### Supplied information
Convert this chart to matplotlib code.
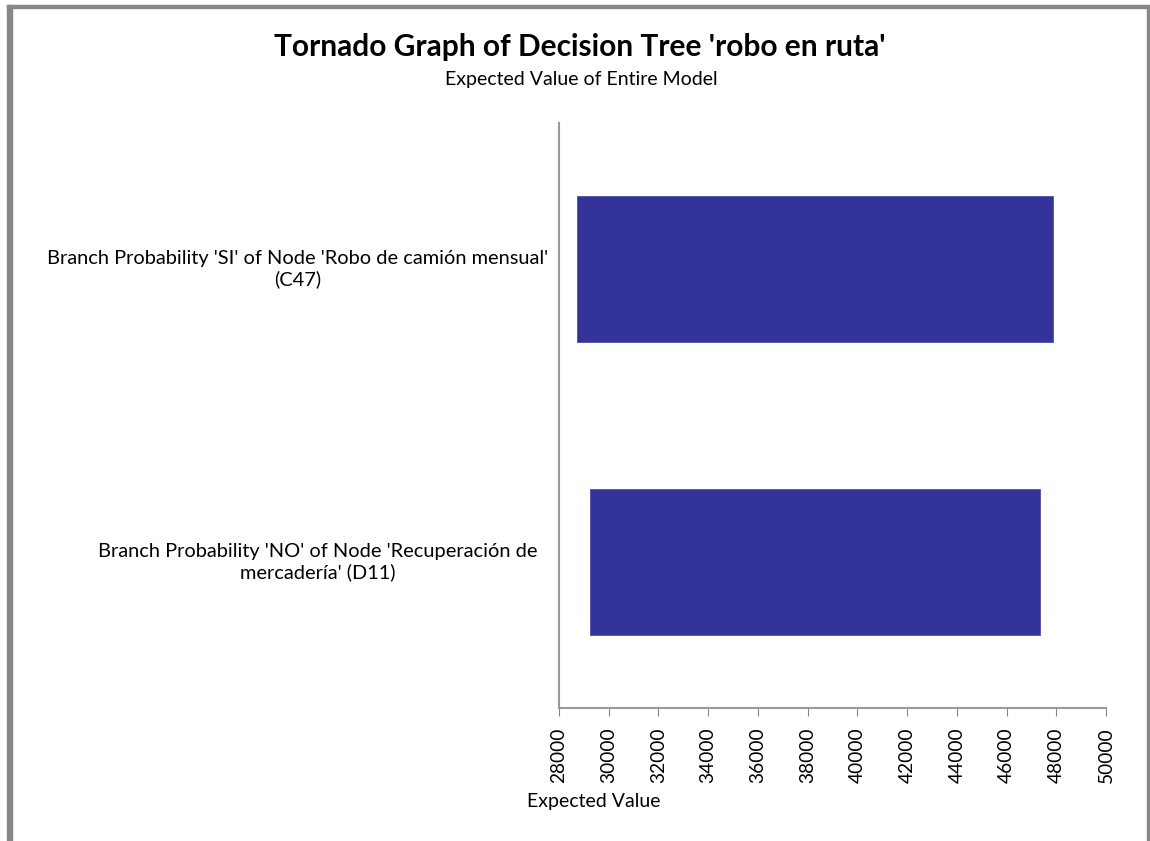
import matplotlib.pyplot as plt
from matplotlib.patches import Rectangle
from matplotlib.transforms import blended_transform_factory

plt.rcParams["font.family"] = ["Lato", "DejaVu Sans"]

categories = [
    "Branch Probability 'SI' of Node 'Robo de camión mensual'\n(C47)",
    "Branch Probability 'NO' of Node 'Recuperación de\nmercadería' (D11)",
]
low_values = [28720, 29250]
high_values = [47870, 47350]
ticks = list(range(28000, 50001, 2000))

W, H = 1150, 841
fig = plt.figure(figsize=(W / 100, H / 100), dpi=100)

# chart frame (gray border on left, top, right)
fig.patches.append(Rectangle((7 / W, 0), 5 / W, 1 - 5 / H, transform=fig.transFigure,
                             color="#888888", zorder=0))
fig.patches.append(Rectangle((7 / W, 1 - 8 / H), 1 - 7 / W, 3 / H, transform=fig.transFigure,
                             color="#888888", zorder=0))
fig.patches.append(Rectangle((1147 / W, 0), 1.5 / W, 1 - 6 / H, transform=fig.transFigure,
                             color="#888888", zorder=0))

ax = fig.add_axes([559 / W, 1 - 708 / H, (1106 - 559) / W, (708 - 123) / H])

ypos = [0, 1]
ax.barh(ypos, [h - l for l, h in zip(low_values, high_values)], left=low_values,
        height=0.5, color="#333399", edgecolor="#4d4daa", linewidth=0.6)

ax.set_ylim(1.5, -0.5)
ax.set_xlim(28000, 50000)
ax.set_xticks(ticks)
ax.set_xticklabels([str(t) for t in ticks], rotation=90, fontsize=13.8)
ax.set_yticks(ypos)
ax.set_yticklabels([])
ax.tick_params(axis="y", length=0)
ax.tick_params(axis="x", length=6, color="#888888", pad=8)

# category labels, wrapped and centred like the original text boxes
trans = blended_transform_factory(fig.transFigure, ax.transData)
label_x = [298, 318]
for y, lab, lx in zip(ypos, categories, label_x):
    ax.text(lx / W, y, lab, transform=trans, ha="center", va="center",
            fontsize=14.4, linespacing=1.2, clip_on=False)

for s in ["top", "right"]:
    ax.spines[s].set_visible(False)
for s in ["left", "bottom"]:
    ax.spines[s].set_color("#999999")
    ax.spines[s].set_linewidth(1.5)

fig.text(580 / W, 1 - 47 / H, "Tornado Graph of Decision Tree 'robo en ruta'",
         ha="center", va="center", fontsize=21.5, fontweight="bold")
fig.text(581 / W, 1 - 80 / H, "Expected Value of Entire Model",
         ha="center", va="center", fontsize=14)
fig.text(594 / W, 1 - 801 / H, "Expected Value", ha="center", va="center", fontsize=14)

fig.savefig("out.png", dpi=100)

### Aim
Copy out each line of the data containing the string "matplotlib".

### Response for this exercise
Convert this chart to matplotlib code.
import matplotlib.pyplot as plt
from matplotlib.patches import Rectangle
from matplotlib.transforms import blended_transform_factory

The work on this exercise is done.